Professora de direito econômico da USP, fundadora do Acredito Think Tank, pela sustentabilidade do crédito

Viviane Fernandes

Doutora em antropologia pela UFRJ, é pesquisadora do NuCec (UFRJ)

Foi aprovado, na noite de 3 de outubro, o novo Marco Legal de Garantias. A lei permite que um mesmo bem imóvel seja usado como garantia em mais de uma operação de crédito. Isso reduziria, em tese, as taxas de juros de empréstimos junto a instituições financeiras. A leitura mais comum é a de que a diminuição do risco de inadimplência facilitará a tomada de novos empréstimos e com isso, diz-se, os brasileiros aumentarão o consumo e impulsionarão o crescimento econômico.

Essas assunções são baseadas em um modelo teórico segundo o qual crédito é sempre bom. Segundo o qual, quanto mais crédito, melhor. No entanto, esse modelo é algo incompatível com uma população já superendividada. Pesquisas envolvendo o próprio Banco Central reconhecem que o endividamento excessivo de uma população é gatilho para crises sistêmicas.

No mundo idealizado, as pessoas serão capazes de empreender, educarem-se, prepararem-se profissionalmente ou superarem um momento difícil com empréstimos obtidos a juros mais baixos, considerando a força da garantia do imóvel. Na prática, é provável que a nova lei não seja usada para novos empréstimos, mas para que antigas dívidas sejam transformadas em dívidas com garantia imobiliária. Quem atua no setor já conhece o fenômeno. Não será surpresa que a nova lei o intensifique.

A rotina do endividado brasileiro é começar por um tipo de dívida e migrar para outros, até perder o controle da vida financeira. O início tende a ser por cartão de crédito, crediário e contas públicas. A partir daí, novas modalidades de crédito para pessoas que já têm dívidas. Os juros nem sempre são melhores a cada nova contratação ou "renegociação" de dívidas que não são adimplidas. O resultado final do processo costuma ser o superendividamento.

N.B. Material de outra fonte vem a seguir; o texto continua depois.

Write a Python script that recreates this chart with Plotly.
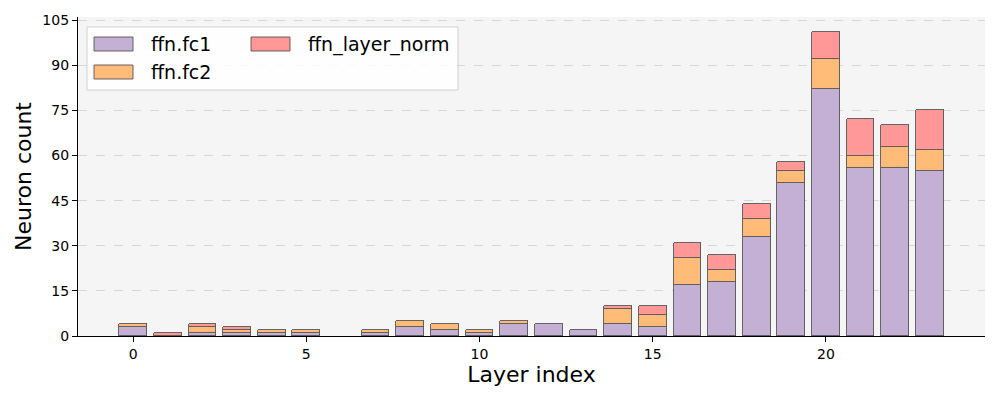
import plotly.graph_objects as go

layers = list(range(24))
fc1 = [3, 0, 1, 1, 1, 1, 0, 1, 3, 2, 1, 4, 4, 2, 4, 3, 17, 18, 33, 51, 82, 56, 56, 55]
fc2 = [1, 0, 2, 1, 1, 1, 0, 1, 2, 2, 1, 1, 0, 0, 5, 4, 9, 4, 6, 4, 10, 4, 7, 7]
norm = [0, 1, 1, 1, 0, 0, 0, 0, 0, 0, 0, 0, 0, 0, 1, 3, 5, 5, 5, 3, 9, 12, 7, 13]

names = ["ffn.fc1", "ffn.fc2", "ffn_layer_norm"]
colors = ["#c5b0d5", "#ffbb78", "#ff9896"]
series = [fc1, fc2, norm]

FONT = "DejaVu Sans"
W, H = 1000, 400
L, R, T, B = 78, 15, 17, 64
PW, PH = W - L - R, H - T - B

fig = go.Figure()
for name, col, vals in zip(names, colors, series):
    fig.add_trace(go.Bar(
        x=layers, y=[v if v else None for v in vals], name=name, width=0.8,
        marker=dict(color=col, line=dict(color="#555555", width=0.9)),
        showlegend=False,
    ))

def px(x):
    return (x - L) / PW

def py(y):
    return (H - B - y) / PH

shapes = [dict(type="rect", xref="paper", yref="paper",
               x0=px(87), x1=px(458), y0=py(90), y1=py(27),
               fillcolor="rgba(255,255,255,0.85)", line=dict(color="#d0d0d0", width=1),
               layer="above")]
annotations = []
legend_pos = [(94, 44, 149), (94, 72, 149), (251, 44, 306)]
for (sx, sy, tx), name, col in zip(legend_pos, names, colors):
    shapes.append(dict(type="rect", xref="paper", yref="paper",
                       x0=px(sx), x1=px(sx + 39), y0=py(sy + 7), y1=py(sy - 7),
                       fillcolor=col, line=dict(color="#555555", width=0.9), layer="above"))
    annotations.append(dict(xref="paper", yref="paper", x=px(tx), y=py(sy),
                            xanchor="left", yanchor="middle", text=name, showarrow=False,
                            font=dict(family=FONT, size=19, color="black")))

fig.update_layout(
    barmode="stack",
    width=W, height=H,
    margin=dict(l=L, r=R, t=T, b=B, pad=0),
    paper_bgcolor="white",
    plot_bgcolor="#f5f5f5",
    font=dict(family=FONT, size=14, color="black"),
    shapes=shapes,
    annotations=annotations,
    bargap=0,
)
fig.update_xaxes(
    range=[-1.59, 24.59], tickvals=[0, 5, 10, 15, 20],
    showgrid=False, zeroline=False, automargin=False,
    showline=True, linecolor="black", linewidth=1.2,
    ticks="outside", ticklen=5, tickcolor="black",
    tickfont=dict(size=14),
    title=dict(text="Layer index", font=dict(size=22), standoff=4),
)
fig.update_yaxes(
    range=[0, 106.05], tickvals=[0, 15, 30, 45, 60, 75, 90, 105],
    showgrid=True, gridcolor="#d6d6d6", griddash="dash", gridwidth=0.8,
    zeroline=False, automargin=False,
    showline=True, linecolor="black", linewidth=1.2,
    ticks="outside", ticklen=5, tickcolor="black",
    tickfont=dict(size=14),
    title=dict(text="Neuron count", font=dict(size=22), standoff=4),
)

fig.write_html("out.html", config={"displayModeBar": False},
               post_script="document.body.style.margin='0';document.body.style.overflow='hidden';")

Assim, no momento inaugural da nova lei, é fundamental esclarecer à população que, se uma pessoa tem dívidas e tem imóveis que as possam sanar, o ideal, normalmente, é a venda do imóvel e, com o dinheiro, o pagamento das dívidas. As pessoas não devem optar pelo caminho "fácil" de dar o imóvel como garantia a múltiplos novos empréstimos com a esperança de que conseguirão quitar as dívidas que já têm e ainda manter o bem.

A psicologia comportamental já demonstrou que os indivíduos tendem a projetar cenários promissores para si próprios. Tendemos a achar que vai dar tudo certo amanhã. É da natureza humana, mas não deveria ser a pauta do governo. A educação financeira pode ajudar a fazer com que as pessoas rejeitem transformar suas dívidas sem garantia em dívidas garantidas por imóveis. Mas os interesses dos credores, potencializados no novo ambiente regulatório, tendem a ser determinantes.

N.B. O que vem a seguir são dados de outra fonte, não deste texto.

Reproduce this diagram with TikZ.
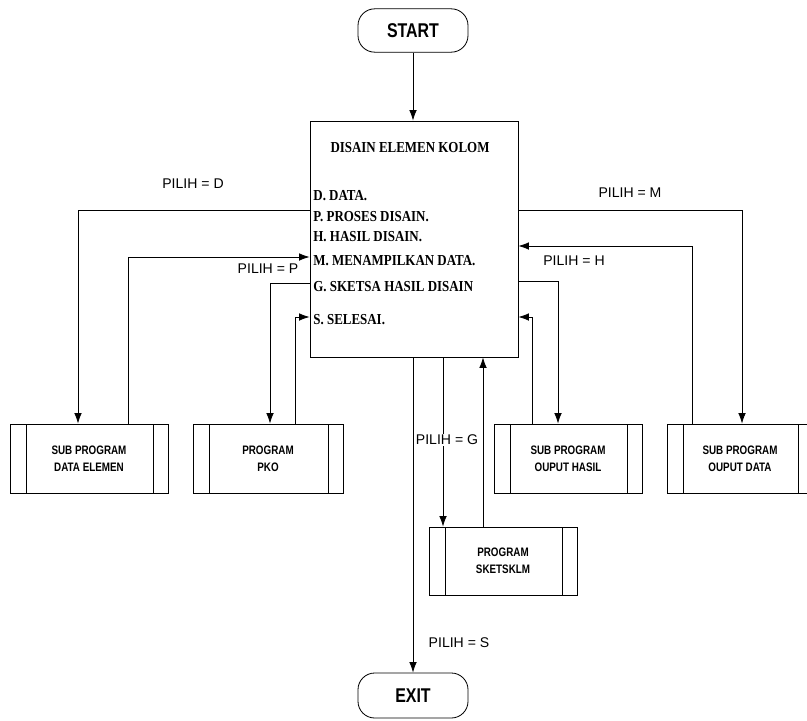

O novo Marco Legal de Garantias é parte de um fenômeno maior, que contempla também o Desenrola. Há um claro projeto do Governo Federal de ampliar a possibilidade de acesso ao crédito. É fácil antever a satisfação popular imediata e o certeiro aumento dos índices de aprovação do governo. Mas e para amanhã? Há um projeto? Há um plano de longo prazo?

Vamos aumentar a capacidade de endividamento da população para qual fim? Para um recomeço permanentemente livre de dívidas? Esse parecia ser o espírito da Lei do Superendividamento, considerada uma vitória para os consumidores e hoje abandonada diante do Desenrola. Ou vamos ampliar as oportunidades de endividamento para que a população seja novamente exaurida após curto fôlego?

O crédito pode ser bom. O crédito pode ser péssimo. Cerca de 70% da população brasileira já está endividada. Um volume considerável dos recursos das famílias é tomado pelo pagamento de juros, sem que o montante original dos recursos emprestados tenha sido capaz de alterar substancialmente sua qualidade de vida. Um segundo imóvel sempre foi uma fonte clássica de reserva e poupança das famílias brasileiras. A partir da nova lei, essa reserva está exposta.

No Senado, o novo Marco Legal de Garantias foi emendado para manter a impenhorabilidade do bem único de família. Ainda bem.